Sunday, 16 December 2012

16/12/2012 - 23.00

It's fair to say I've neglected this blog the last few days. It's hard keeping up with it. It shouldn't be, and wouldn't be for most, but I've got terrible long term focus and that's pretty much all that's on my mind atm. I flit from one long term focus to the next - just in the past 7 months since I've moved back I've had learning to play piano better, learning songs and busking, improving marching snare, going out and getting drunk 3 times a week (yes, I consider it a commitment - that's how I treated it), playing football regularly (twice), working on my upper body, and most recently poker, and refurbishing my snare drum. That's on top of all the things I have to do for college, the key ones being learning to play tuned percussion and sight read, which I'm not committing to well at all, and learning pieces for performance programme. And of course I can add songwriting to that first list cos it comes and goes constantly. I also had a spell of wanting to  And improving my voice. Right now I want to work on them more than anything but cos I'm forcing myself to keep on with my college work I've barely been doing it at all. I've got a backed up log of ideas and half written songs that I'll probably never get round to finishing. It's probably time I sat down and decided exactly what I want and started leaving other things to rest. I decided recently that asking 'why not' is the best response to anything, but I think there's times where it's important to ask why.

I had the poker Christmas special today at the Falla household. Second year in a row I've done it. Played two games and finished somewhere in the middle in both. £30 down the shitter. Why do I play? I'm not sure. I feel like I need to be part of that community. Ryan always makes me feel like I should be, and now I'm sortof a part of it I feel like I need to commit to it fully. But I'm never really comfortable there, and I get so annoyed at myself for that. I'm never just myself. And I find that hard to take because if I were ever to be an artist I would need to know exactly who I was and be that way all the time. There's no point being a 'lad' just cos I feel it's necessary. I don't care what people think of me. I don't care if I'm a big softie and I do gay things. I HAVE TO BE WHO I AM. Until I get that sorted there's no point trying to anything.

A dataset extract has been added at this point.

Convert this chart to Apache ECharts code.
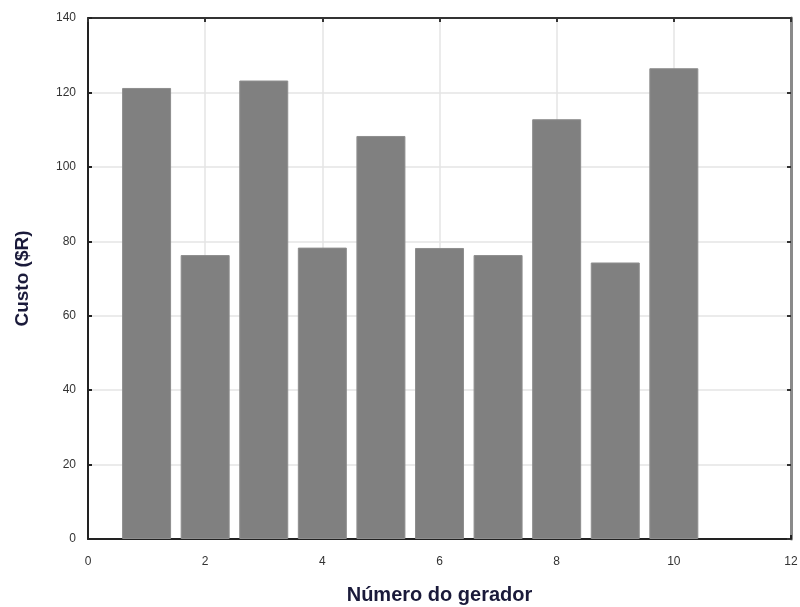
<!DOCTYPE html>
<html>
<head>
<meta charset="utf-8">
<script src="https://cdn.jsdelivr.net/npm/echarts@6/dist/echarts.min.js"></script>
<style>
  html, body { margin: 0; padding: 0; background: #fff; }
  #chart { width: 800px; height: 607px; }
</style>
</head>
<body>
<div id="chart"></div>
<script>
// Generator numbers and their cost
const generators = [1, 2, 3, 4, 5, 6, 7, 8, 9, 10];
const costs = [121.2, 76.3, 123.2, 78.3, 108.3, 78.2, 76.3, 112.8, 74.3, 126.5];

const xTicks = { min: 0, max: 12, interval: 2 };
const yTicks = { min: 0, max: 140, interval: 20 };

const chart = echarts.init(document.getElementById('chart'));

const tickFont = { fontFamily: 'Liberation Sans, Arial, sans-serif', fontSize: 12, color: '#333' };
const titleFont = { fontFamily: 'Liberation Sans, Arial, sans-serif', fontWeight: 'bold', color: '#1a1a3a' };

chart.setOption({
  animation: false,
  grid: { left: 88, right: 9, top: 18, bottom: 68, containLabel: false, outerBoundsMode: 'none' },
  xAxis: [
    {
      type: 'value', position: 'bottom',
      min: xTicks.min, max: xTicks.max, interval: xTicks.interval,
      name: 'Número do gerador', nameLocation: 'middle', nameGap: 46,
      nameTextStyle: Object.assign({ fontSize: 20 }, titleFont),
      axisLine: { show: true, onZero: false, lineStyle: { color: '#222', width: 2 } },
      axisTick: { show: true, inside: true, length: 4, lineStyle: { color: '#222', width: 2 } },
      axisLabel: Object.assign({ margin: 17 }, tickFont),
      splitLine: { show: true, lineStyle: { color: '#e4e4e4', width: 1.5 } }
    },
    {
      type: 'value', position: 'top',
      min: xTicks.min, max: xTicks.max, interval: xTicks.interval,
      axisLine: { show: true, onZero: false, lineStyle: { color: '#333', width: 2 } },
      axisTick: { show: true, inside: true, length: 4, lineStyle: { color: '#333', width: 2 } },
      axisLabel: { show: false },
      splitLine: { show: false }
    }
  ],
  yAxis: [
    {
      type: 'value', position: 'left',
      min: yTicks.min, max: yTicks.max, interval: yTicks.interval,
      name: 'Custo ($R)', nameLocation: 'middle', nameGap: 56,
      nameTextStyle: Object.assign({ fontSize: 19 }, titleFont),
      axisLine: { show: true, onZero: false, lineStyle: { color: '#222', width: 2 } },
      axisTick: { show: true, inside: true, length: 4, lineStyle: { color: '#222', width: 2 } },
      axisLabel: Object.assign({ margin: 12 }, tickFont),
      splitLine: { show: true, lineStyle: { color: '#e4e4e4', width: 1.5 } }
    },
    {
      type: 'value', position: 'right',
      min: yTicks.min, max: yTicks.max, interval: yTicks.interval,
      axisLine: { show: true, onZero: false, lineStyle: { color: '#8a8a8a', width: 3 } },
      axisTick: { show: true, inside: true, length: 4, lineStyle: { color: '#333', width: 2 } },
      axisLabel: { show: false },
      splitLine: { show: false }
    }
  ],
  series: [
    {
      type: 'bar',
      xAxisIndex: 0, yAxisIndex: 0,
      barWidth: 49,
      itemStyle: { color: '#808080', borderColor: '#8e8e8e', borderWidth: 1 },
      data: generators.map((g, i) => [g, costs[i]])
    }
  ]
});
</script>
</body>
</html>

I was gonna end things there but I've realised that this blog will have to cover the last few days which, as I'm sure you'll have noticed, includes my birthday. My 24th birthday... Ugh. I joke about no longer being a 'hot prospect for the future', but part of me really feels that way. 23 is the last age I see as being young. A student age. Now I'm 24 and I really, really ought to be going somewhere. But then I've always been behind in that respect. My formative years weren't formative enough. No one realised it but while I was quietly getting on with school work mentally I wasn't progressing at all.

But I digress. The birthday itself was alright. Good really, but with a bit of a mix of emotions. This was, of course, the pub crawl year as I'm sure you'll remember it. We hit every pub in Lanark, which I'm proud to have done, and got very drunk which was not a surprise. Had a great night really. Spewed in the Woody which was a bit gutting but hey, it happens. I don't care about that sort of shit, but no one else lets you forget it. McPhail made sure to post a picture on FB of me crashing out on the Woodpecker bar. I'm past caring though. It seems that people always look to make a joke out of me, but maybe I just imagine it. Maybe that's how everyone's treated. Obliviousness is key in getting on in this world, and it's something I don't have unfortunately - once again held back by what intelligence I have. Maybe if I stop thinking so much and keep doing I'll stop caring what people are saying about as much. Who knows.